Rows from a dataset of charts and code

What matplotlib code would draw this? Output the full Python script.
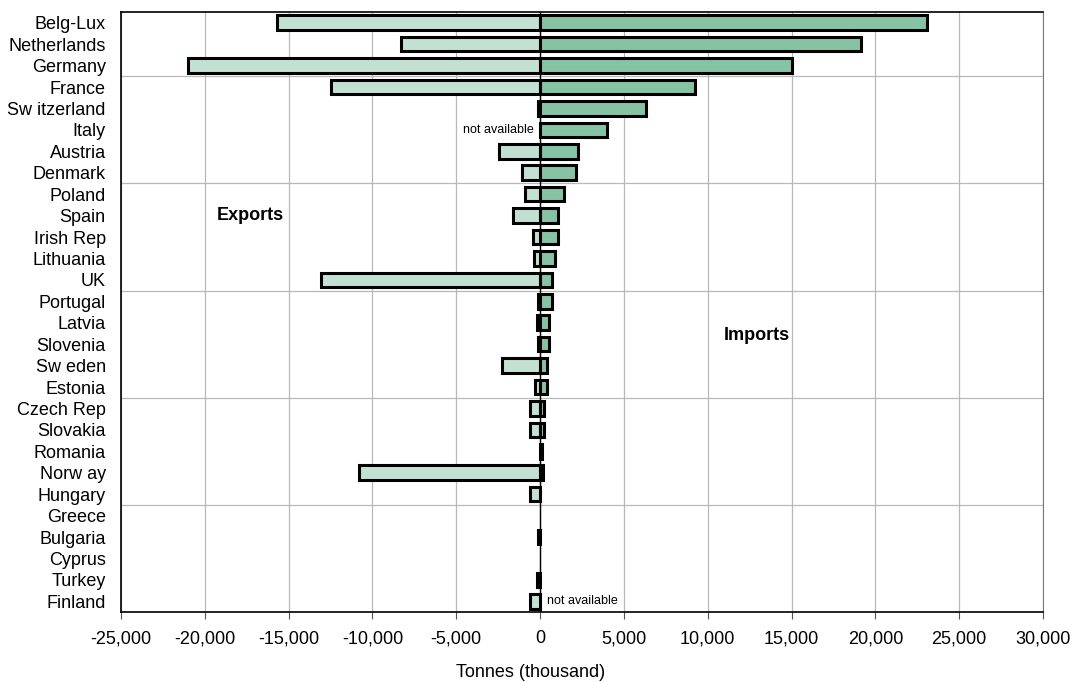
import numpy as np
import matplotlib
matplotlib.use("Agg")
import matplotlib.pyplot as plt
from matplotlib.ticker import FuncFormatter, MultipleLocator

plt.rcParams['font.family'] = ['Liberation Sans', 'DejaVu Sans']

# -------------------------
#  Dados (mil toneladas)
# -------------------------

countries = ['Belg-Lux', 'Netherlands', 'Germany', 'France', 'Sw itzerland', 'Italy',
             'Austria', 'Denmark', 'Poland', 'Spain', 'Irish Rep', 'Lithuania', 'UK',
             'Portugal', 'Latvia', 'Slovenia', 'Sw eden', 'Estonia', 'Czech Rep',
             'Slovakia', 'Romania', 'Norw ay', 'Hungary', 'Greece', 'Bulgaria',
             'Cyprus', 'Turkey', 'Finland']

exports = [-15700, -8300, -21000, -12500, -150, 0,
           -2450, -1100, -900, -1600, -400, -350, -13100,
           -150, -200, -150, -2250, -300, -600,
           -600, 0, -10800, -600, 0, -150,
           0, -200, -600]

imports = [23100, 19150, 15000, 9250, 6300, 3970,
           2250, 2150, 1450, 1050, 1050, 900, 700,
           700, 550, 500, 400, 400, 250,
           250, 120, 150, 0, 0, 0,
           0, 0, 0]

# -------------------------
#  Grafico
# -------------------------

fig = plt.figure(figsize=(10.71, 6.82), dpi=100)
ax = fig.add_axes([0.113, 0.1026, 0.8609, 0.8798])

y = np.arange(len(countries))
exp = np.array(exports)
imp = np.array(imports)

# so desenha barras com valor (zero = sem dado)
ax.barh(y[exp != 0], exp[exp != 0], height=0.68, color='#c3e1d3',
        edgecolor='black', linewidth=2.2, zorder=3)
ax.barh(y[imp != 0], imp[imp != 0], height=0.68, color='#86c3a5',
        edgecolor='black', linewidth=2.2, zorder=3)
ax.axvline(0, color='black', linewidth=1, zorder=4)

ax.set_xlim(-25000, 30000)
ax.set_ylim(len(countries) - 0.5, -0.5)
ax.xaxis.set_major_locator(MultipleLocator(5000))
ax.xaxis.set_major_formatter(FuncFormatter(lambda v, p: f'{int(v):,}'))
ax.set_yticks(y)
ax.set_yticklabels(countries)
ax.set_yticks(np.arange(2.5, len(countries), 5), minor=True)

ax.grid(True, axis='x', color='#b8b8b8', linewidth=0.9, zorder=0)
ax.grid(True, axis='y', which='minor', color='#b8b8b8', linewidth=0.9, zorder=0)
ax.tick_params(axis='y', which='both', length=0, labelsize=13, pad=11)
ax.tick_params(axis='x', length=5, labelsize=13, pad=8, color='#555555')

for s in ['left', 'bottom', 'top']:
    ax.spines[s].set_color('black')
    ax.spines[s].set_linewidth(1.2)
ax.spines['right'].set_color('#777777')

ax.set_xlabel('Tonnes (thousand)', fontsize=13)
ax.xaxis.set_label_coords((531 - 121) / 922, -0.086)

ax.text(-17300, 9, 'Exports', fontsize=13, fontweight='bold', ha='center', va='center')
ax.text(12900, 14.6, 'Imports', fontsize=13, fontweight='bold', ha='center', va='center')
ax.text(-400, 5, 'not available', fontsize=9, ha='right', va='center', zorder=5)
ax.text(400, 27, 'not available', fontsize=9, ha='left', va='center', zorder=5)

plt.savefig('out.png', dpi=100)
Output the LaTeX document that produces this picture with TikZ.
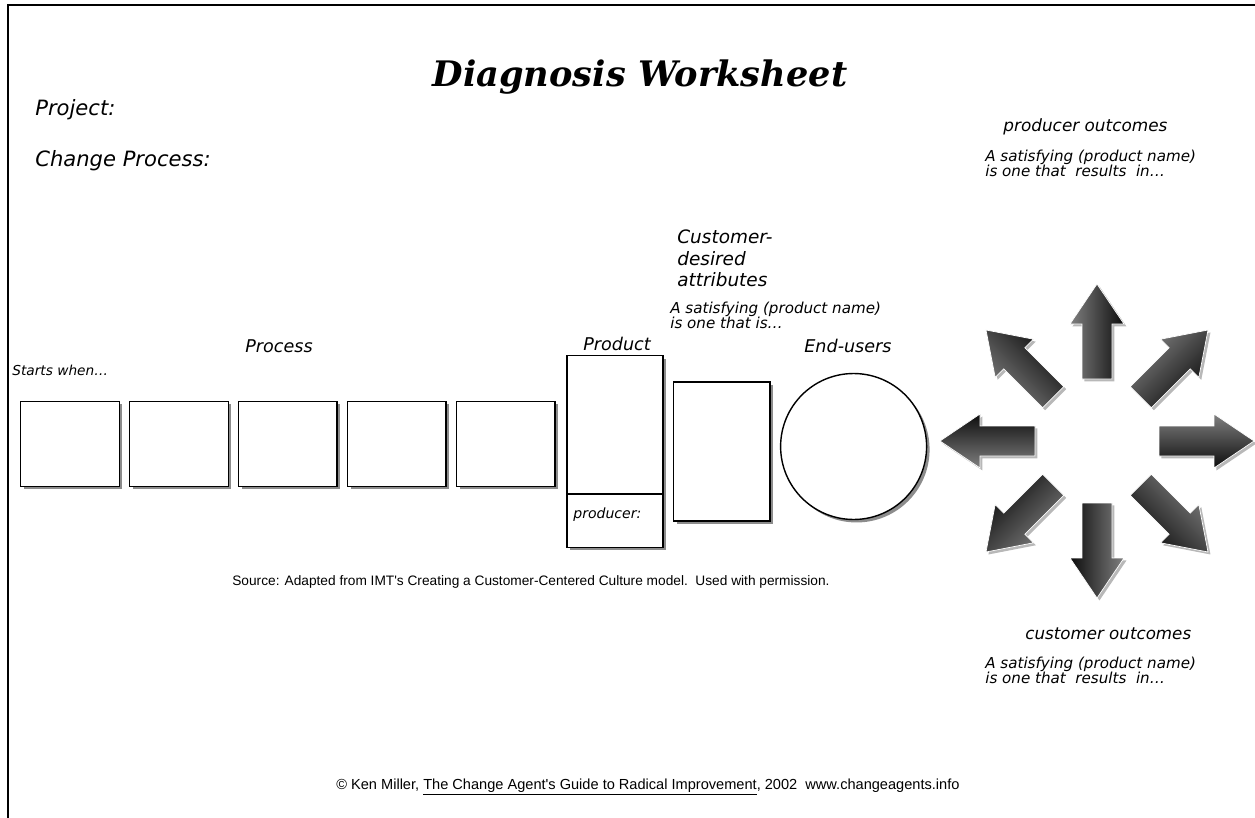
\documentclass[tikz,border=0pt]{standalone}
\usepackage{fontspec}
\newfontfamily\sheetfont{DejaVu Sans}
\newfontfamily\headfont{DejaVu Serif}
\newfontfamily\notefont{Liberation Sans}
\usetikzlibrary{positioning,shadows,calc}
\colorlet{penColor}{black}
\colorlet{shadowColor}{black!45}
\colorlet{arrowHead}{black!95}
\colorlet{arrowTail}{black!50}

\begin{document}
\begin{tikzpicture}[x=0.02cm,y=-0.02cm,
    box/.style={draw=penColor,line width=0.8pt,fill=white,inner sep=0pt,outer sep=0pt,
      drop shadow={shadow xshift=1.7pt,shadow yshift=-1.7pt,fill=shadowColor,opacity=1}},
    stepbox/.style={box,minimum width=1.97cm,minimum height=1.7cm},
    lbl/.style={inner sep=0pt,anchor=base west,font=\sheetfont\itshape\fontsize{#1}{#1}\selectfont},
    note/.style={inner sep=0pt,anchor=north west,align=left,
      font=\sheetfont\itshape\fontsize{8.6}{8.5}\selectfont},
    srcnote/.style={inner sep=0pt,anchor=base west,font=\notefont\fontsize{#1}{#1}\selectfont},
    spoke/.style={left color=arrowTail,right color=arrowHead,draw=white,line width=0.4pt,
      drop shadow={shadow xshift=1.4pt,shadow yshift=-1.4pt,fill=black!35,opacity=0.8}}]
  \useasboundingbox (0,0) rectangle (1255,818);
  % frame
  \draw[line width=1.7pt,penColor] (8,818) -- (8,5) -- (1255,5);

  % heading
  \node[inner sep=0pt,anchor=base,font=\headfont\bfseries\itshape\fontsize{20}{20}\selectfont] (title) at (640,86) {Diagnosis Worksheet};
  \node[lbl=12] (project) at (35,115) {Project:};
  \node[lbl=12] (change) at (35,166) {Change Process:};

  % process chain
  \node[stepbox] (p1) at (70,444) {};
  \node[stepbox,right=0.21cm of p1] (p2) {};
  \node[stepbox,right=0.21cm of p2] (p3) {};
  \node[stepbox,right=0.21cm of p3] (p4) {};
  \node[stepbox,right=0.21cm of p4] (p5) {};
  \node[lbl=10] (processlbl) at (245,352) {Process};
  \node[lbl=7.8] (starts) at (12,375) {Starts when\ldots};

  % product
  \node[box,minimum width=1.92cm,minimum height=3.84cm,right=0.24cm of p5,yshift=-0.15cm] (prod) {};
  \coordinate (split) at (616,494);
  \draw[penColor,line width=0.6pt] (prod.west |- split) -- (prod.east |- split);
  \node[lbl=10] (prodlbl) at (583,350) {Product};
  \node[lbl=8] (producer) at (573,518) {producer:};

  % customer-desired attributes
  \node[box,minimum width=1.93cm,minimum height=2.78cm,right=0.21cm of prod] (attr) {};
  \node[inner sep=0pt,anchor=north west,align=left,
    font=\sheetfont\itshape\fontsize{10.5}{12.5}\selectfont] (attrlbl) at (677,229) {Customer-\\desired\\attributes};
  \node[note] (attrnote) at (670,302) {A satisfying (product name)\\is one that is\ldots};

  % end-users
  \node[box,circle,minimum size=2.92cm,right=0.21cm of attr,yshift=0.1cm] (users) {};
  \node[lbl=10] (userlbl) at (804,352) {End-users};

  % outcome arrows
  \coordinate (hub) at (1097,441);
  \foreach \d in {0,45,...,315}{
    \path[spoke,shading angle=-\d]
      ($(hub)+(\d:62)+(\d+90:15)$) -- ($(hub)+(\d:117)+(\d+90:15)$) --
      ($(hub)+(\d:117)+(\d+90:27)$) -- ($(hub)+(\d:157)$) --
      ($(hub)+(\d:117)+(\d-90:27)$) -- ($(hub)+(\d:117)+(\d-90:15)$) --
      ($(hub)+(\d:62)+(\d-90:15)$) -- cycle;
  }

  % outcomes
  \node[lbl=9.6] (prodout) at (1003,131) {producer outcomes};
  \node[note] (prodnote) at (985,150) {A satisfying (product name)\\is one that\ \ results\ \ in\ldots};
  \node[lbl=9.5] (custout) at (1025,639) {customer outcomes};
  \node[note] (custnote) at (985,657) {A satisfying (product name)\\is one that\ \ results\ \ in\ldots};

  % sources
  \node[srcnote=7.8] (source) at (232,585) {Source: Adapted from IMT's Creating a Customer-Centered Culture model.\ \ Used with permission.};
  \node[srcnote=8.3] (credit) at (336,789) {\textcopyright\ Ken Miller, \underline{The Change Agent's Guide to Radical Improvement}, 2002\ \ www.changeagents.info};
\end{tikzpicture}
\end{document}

What needs to be done >>
Repeat only what runs from the first line of the records above to the line with "0, -200, -600]", both included, word for word, minus the pictures.

Answer for this exercise >>
What matplotlib code would draw this? Output the full Python script.
import numpy as np
import matplotlib
matplotlib.use("Agg")
import matplotlib.pyplot as plt
from matplotlib.ticker import FuncFormatter, MultipleLocator

plt.rcParams['font.family'] = ['Liberation Sans', 'DejaVu Sans']

# -------------------------
#  Dados (mil toneladas)
# -------------------------

countries = ['Belg-Lux', 'Netherlands', 'Germany', 'France', 'Sw itzerland', 'Italy',
             'Austria', 'Denmark', 'Poland', 'Spain', 'Irish Rep', 'Lithuania', 'UK',
             'Portugal', 'Latvia', 'Slovenia', 'Sw eden', 'Estonia', 'Czech Rep',
             'Slovakia', 'Romania', 'Norw ay', 'Hungary', 'Greece', 'Bulgaria',
             'Cyprus', 'Turkey', 'Finland']

exports = [-15700, -8300, -21000, -12500, -150, 0,
           -2450, -1100, -900, -1600, -400, -350, -13100,
           -150, -200, -150, -2250, -300, -600,
           -600, 0, -10800, -600, 0, -150,
           0, -200, -600]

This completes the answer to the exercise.